More questions linger on the economic front. Did Obama and his top advisers actually believe that the $787 billion stimulus package that Congress approved in February was large enough to bring down the unemployment rate -- or did they grudgingly accept it as the best deal that they could get? If this was partly a political calculation, do Obama and Company now regret (with unemployment at 10 percent and the recovery lagging) their failure to push the Democratic congressional leadership harder on the stimulus?
The most baffling aspect of Obama economics has been the president's palpable reluctance, even now, to demonize Wall Street and the avarice of the bonus culture. Sure, Obama has appointed a powerless compensation czar and periodically voices his disapproval of the sudden bout of amnesia (remember the global economic meltdown?) in the financial community. But there remains a persistent sense that the president instinctively recoils at even a hint of populist theatrics.
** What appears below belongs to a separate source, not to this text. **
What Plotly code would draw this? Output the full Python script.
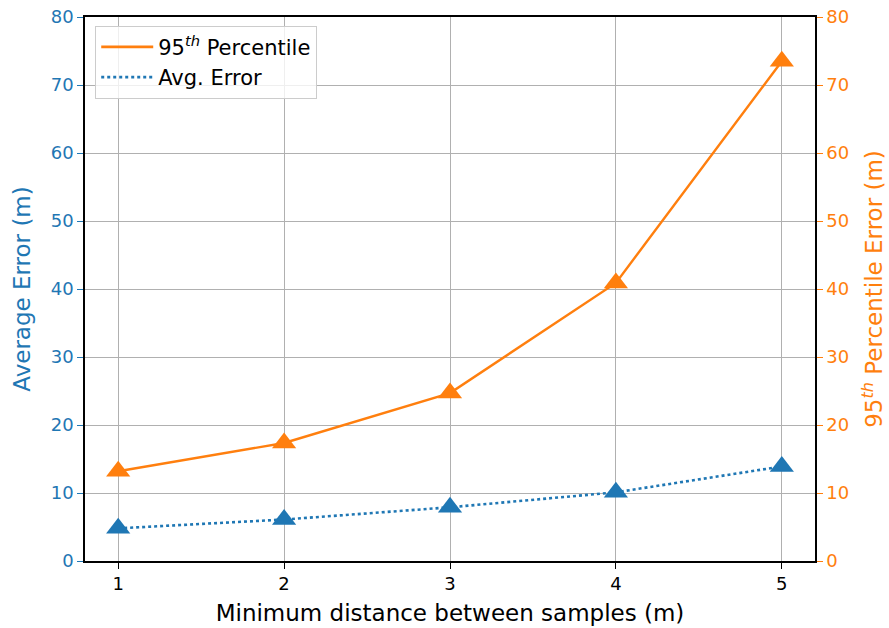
import plotly.graph_objects as go

x_vals = [1, 2, 3, 4, 5]
p95_err = [13.2, 17.35, 24.7, 40.9, 73.5]
avg_err = [4.8, 6.1, 7.9, 10.1, 13.9]
ticks_y = [0, 10, 20, 30, 40, 50, 60, 70, 80]

BLUE = "#1f77b4"
ORANGE = "#ff7f0e"
FONT = "DejaVu Sans"
P95_NAME = "95<sup><i>th</i></sup> Percentile"
AVG_NAME = "Avg. Error"

fig = go.Figure()
fig.add_trace(go.Scatter(
    x=x_vals, y=p95_err, yaxis="y2", mode="lines+markers", showlegend=False,
    name=P95_NAME,
    line=dict(color=ORANGE, width=2.4),
    marker=dict(symbol="triangle-up", size=21, color=ORANGE),
))
fig.add_trace(go.Scatter(
    x=x_vals, y=avg_err, yaxis="y", mode="lines+markers", showlegend=False,
    name=AVG_NAME,
    line=dict(color=BLUE, width=2.6, dash="dot"),
    marker=dict(symbol="triangle-up", size=21, color=BLUE),
))
# legend entries (line only, as in the reference)
fig.add_trace(go.Scatter(x=[None], y=[None], mode="lines", name=P95_NAME,
                         line=dict(color=ORANGE, width=2.6)))
fig.add_trace(go.Scatter(x=[None], y=[None], mode="lines", name=AVG_NAME,
                         line=dict(color=BLUE, width=2.6, dash="dot")))

fig.update_layout(
    width=889, height=628,
    margin=dict(l=85, r=74, t=17, b=67),
    paper_bgcolor="white", plot_bgcolor="white",
    font=dict(family=FONT, size=18, color="black"),
    showlegend=True,
    legend=dict(x=0.014, y=0.984, xanchor="left", yanchor="top",
                bgcolor="rgba(255,255,255,0.8)", bordercolor="#cccccc", borderwidth=1,
                font=dict(family=FONT, size=21), traceorder="normal",
                itemwidth=52, tracegroupgap=4),
    xaxis=dict(
        range=[0.8, 5.2], tickvals=x_vals, ticks="outside", ticklen=6, tickcolor="black",
        showgrid=True, gridcolor="#b0b0b0", gridwidth=1.4,
        showline=True, linecolor="black", linewidth=1.5, mirror=True,
        zeroline=False, automargin=False,
        tickfont=dict(family=FONT, size=18, color="black"),
        title=dict(text="Minimum distance between samples (m)", font=dict(family=FONT, size=23), standoff=12),
    ),
    yaxis=dict(
        range=[0, 80], tickvals=ticks_y, ticks="outside", ticklen=6, tickcolor=BLUE,
        showgrid=True, gridcolor="#b0b0b0", gridwidth=1.4,
        showline=True, linecolor="black", linewidth=1.5,
        zeroline=False, automargin=False,
        tickfont=dict(family=FONT, size=18, color=BLUE),
        title=dict(text="Average Error (m)", font=dict(family=FONT, size=23, color=BLUE), standoff=14),
    ),
    yaxis2=dict(
        range=[0, 80], tickvals=ticks_y, ticks="outside", ticklen=6, tickcolor=ORANGE,
        overlaying="y", side="right", showgrid=False,
        showline=True, linecolor="black", linewidth=1.5,
        zeroline=False, automargin=False,
        tickfont=dict(family=FONT, size=18, color=ORANGE),
        title=dict(text="95<sup><i>th</i></sup> Percentile Error (m)", font=dict(family=FONT, size=23, color=ORANGE), standoff=18),
    ),
)

fig.write_html("out.html")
Does Obama believe that Wall Street is so beyond shame that it is futile to try to change the risky business culture of the trading floor? Does the president emotionally understand the anger that bitter voters in small towns and large cities feel about the Masters of the Universe who heedlessly triggered the worst economic crisis of their lives? Or if Obama can't get mad, can he, at least, get even?
The biggest question about the Obama presidency, though, will probably have to wait for the memoirs and biographies as well as the loosened tongues of loyalists when the president has left the White House. Did Obama the Unflappable ever feel like Obama the Daunted as he sat in the Oval Office contemplating the crises that he inherited?
Obama came into office with the briefest national political resume of any modern president, aside from Jimmy Carter. Harry Truman, who had spent a decade in the Senate before he became president in 1945, said after the death of FDR, "I felt like the moon, the stars and all the planets had fallen on me."
Did Obama, just four years removed from the Illinois state senate, feel the same way as he contemplated waging two wars and rescuing an economy teetering on the abyss? Or is Obama's self-confidence so entwined with his personality that he is incapable of imagining failure? After 11 months in office, Barack Obama remains -- more than any president in memory -- an enigmatic figure who defies easy categorization.
Such are the mysteries of the Oval Office.